Set problem
Copy out precisely the lines beginning at the line that contains "Write the D3.js code for this chart." and ending at the line that contains "spatial planning applies", including both.

The data
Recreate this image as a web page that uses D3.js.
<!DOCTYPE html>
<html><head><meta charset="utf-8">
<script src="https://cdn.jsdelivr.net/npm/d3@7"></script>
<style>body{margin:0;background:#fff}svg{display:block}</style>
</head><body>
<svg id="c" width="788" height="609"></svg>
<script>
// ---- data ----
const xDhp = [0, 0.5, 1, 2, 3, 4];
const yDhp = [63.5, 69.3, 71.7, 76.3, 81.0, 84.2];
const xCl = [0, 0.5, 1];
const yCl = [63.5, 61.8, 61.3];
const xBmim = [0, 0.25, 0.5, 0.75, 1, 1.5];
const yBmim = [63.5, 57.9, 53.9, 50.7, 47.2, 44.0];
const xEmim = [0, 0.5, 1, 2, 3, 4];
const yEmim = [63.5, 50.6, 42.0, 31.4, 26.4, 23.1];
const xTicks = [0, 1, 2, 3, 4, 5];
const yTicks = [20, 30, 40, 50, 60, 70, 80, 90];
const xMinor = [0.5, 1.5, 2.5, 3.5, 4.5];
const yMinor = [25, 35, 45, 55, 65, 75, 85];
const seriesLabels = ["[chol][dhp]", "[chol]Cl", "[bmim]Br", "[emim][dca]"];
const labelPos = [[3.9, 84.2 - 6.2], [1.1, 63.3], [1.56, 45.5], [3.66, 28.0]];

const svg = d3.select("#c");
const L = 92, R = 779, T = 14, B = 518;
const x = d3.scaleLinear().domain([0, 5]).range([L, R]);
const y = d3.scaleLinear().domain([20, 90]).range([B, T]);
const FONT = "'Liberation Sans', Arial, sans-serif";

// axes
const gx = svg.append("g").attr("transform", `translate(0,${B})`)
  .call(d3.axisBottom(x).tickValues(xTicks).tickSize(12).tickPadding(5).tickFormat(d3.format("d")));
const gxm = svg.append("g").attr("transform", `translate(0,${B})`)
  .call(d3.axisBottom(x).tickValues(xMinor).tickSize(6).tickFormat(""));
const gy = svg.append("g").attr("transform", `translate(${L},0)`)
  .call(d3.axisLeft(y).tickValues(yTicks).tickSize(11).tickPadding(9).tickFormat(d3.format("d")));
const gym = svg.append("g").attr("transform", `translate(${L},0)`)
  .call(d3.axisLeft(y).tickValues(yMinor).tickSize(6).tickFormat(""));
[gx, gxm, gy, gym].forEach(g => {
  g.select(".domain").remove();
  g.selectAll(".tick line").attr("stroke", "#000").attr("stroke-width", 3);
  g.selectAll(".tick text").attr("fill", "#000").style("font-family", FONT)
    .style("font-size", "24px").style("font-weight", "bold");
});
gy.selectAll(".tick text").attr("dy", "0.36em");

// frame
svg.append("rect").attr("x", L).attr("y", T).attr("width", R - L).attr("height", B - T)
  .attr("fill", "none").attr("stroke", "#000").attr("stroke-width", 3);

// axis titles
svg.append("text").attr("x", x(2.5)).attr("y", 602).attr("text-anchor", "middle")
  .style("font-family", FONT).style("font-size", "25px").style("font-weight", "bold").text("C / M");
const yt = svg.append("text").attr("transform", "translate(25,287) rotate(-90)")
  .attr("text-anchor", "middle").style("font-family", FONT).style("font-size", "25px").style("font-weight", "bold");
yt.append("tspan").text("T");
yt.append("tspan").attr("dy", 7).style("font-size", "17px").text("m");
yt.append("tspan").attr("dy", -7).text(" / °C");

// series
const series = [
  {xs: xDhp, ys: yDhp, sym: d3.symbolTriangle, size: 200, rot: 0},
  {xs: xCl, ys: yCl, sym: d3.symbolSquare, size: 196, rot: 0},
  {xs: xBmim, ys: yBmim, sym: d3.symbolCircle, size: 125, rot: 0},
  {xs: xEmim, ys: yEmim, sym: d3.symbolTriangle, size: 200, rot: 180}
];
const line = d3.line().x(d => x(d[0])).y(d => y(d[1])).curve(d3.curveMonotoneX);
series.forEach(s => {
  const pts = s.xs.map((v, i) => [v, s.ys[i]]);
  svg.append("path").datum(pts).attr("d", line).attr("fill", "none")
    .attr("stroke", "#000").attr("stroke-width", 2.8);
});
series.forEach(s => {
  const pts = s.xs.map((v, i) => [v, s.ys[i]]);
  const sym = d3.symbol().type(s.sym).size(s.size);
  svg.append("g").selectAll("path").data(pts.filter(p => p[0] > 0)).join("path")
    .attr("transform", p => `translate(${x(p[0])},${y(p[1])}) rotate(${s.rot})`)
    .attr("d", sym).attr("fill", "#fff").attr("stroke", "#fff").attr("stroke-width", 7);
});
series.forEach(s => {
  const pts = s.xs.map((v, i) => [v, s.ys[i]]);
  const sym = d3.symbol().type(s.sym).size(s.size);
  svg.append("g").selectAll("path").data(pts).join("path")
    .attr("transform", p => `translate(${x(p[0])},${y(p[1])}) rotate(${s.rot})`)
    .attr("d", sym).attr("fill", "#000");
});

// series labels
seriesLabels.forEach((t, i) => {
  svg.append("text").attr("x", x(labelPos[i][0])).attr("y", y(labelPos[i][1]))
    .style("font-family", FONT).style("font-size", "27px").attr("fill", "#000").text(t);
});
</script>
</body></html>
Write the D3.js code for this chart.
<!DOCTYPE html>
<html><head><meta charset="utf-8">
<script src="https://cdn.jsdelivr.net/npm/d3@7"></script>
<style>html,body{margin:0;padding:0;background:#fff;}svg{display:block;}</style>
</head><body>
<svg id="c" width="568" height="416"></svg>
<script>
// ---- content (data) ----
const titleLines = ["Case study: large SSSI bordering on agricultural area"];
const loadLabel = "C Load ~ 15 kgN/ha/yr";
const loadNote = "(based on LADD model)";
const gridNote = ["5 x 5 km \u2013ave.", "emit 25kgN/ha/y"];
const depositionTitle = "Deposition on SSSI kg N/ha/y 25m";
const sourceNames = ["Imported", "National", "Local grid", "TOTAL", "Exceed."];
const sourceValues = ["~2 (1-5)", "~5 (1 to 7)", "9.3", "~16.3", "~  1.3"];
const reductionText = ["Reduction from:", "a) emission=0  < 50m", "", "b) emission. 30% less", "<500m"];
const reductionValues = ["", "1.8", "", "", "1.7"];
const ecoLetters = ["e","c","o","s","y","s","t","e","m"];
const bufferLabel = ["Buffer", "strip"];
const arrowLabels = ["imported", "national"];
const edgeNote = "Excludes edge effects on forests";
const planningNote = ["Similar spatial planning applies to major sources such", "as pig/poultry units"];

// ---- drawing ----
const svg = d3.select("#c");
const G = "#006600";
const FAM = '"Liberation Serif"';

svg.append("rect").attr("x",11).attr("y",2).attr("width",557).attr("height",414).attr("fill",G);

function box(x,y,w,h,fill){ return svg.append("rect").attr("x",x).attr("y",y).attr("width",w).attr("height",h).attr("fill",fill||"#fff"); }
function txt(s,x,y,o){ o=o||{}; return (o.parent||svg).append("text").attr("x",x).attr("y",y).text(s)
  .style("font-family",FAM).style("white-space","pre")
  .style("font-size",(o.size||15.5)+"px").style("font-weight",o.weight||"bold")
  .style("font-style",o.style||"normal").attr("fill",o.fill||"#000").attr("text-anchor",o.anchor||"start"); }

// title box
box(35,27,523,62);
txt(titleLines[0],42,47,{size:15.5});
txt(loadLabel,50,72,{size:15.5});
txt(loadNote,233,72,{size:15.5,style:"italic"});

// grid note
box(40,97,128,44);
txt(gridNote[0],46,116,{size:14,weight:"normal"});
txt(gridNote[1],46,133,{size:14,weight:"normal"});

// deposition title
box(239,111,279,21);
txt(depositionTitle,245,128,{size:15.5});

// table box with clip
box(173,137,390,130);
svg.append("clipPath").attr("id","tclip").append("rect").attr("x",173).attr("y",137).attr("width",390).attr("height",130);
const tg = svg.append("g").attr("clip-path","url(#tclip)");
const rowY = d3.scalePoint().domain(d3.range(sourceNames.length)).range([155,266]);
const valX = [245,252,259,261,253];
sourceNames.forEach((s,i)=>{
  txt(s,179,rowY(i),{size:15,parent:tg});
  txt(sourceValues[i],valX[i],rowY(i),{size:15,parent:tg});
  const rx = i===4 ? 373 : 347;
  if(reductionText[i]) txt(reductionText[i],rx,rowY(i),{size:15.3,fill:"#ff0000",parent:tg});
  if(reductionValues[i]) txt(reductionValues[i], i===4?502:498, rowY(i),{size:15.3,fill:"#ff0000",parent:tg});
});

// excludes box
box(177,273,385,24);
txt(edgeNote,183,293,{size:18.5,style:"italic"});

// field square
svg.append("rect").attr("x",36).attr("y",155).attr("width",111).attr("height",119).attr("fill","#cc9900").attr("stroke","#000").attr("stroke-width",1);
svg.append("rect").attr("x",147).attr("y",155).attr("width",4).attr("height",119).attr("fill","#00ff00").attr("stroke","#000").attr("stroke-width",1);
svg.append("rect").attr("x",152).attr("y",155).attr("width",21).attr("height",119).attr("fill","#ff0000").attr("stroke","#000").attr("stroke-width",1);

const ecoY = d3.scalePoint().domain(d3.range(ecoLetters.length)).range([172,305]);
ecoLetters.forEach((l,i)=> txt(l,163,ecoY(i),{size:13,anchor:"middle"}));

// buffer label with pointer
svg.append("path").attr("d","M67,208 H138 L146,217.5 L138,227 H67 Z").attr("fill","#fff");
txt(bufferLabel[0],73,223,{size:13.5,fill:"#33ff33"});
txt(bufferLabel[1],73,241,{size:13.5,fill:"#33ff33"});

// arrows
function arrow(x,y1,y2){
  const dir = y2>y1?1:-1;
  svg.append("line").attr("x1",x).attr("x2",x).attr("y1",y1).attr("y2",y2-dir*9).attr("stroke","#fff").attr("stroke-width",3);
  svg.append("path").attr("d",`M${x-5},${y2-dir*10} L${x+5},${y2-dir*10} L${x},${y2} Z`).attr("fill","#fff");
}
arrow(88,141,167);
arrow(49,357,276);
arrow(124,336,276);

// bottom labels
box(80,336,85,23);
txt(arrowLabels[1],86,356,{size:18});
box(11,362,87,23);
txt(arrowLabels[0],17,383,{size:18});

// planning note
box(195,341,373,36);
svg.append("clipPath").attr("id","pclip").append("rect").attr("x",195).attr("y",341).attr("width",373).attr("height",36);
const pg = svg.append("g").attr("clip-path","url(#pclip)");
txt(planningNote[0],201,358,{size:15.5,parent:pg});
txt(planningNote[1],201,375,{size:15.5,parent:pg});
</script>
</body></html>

Finished answer
Write the D3.js code for this chart.
<!DOCTYPE html>
<html><head><meta charset="utf-8">
<script src="https://cdn.jsdelivr.net/npm/d3@7"></script>
<style>html,body{margin:0;padding:0;background:#fff;}svg{display:block;}</style>
</head><body>
<svg id="c" width="568" height="416"></svg>
<script>
// ---- content (data) ----
const titleLines = ["Case study: large SSSI bordering on agricultural area"];
const loadLabel = "C Load ~ 15 kgN/ha/yr";
const loadNote = "(based on LADD model)";
const gridNote = ["5 x 5 km \u2013ave.", "emit 25kgN/ha/y"];
const depositionTitle = "Deposition on SSSI kg N/ha/y 25m";
const sourceNames = ["Imported", "National", "Local grid", "TOTAL", "Exceed."];
const sourceValues = ["~2 (1-5)", "~5 (1 to 7)", "9.3", "~16.3", "~  1.3"];
const reductionText = ["Reduction from:", "a) emission=0  < 50m", "", "b) emission. 30% less", "<500m"];
const reductionValues = ["", "1.8", "", "", "1.7"];
const ecoLetters = ["e","c","o","s","y","s","t","e","m"];
const bufferLabel = ["Buffer", "strip"];
const arrowLabels = ["imported", "national"];
const edgeNote = "Excludes edge effects on forests";
const planningNote = ["Similar spatial planning applies to major sources such", "as pig/poultry units"];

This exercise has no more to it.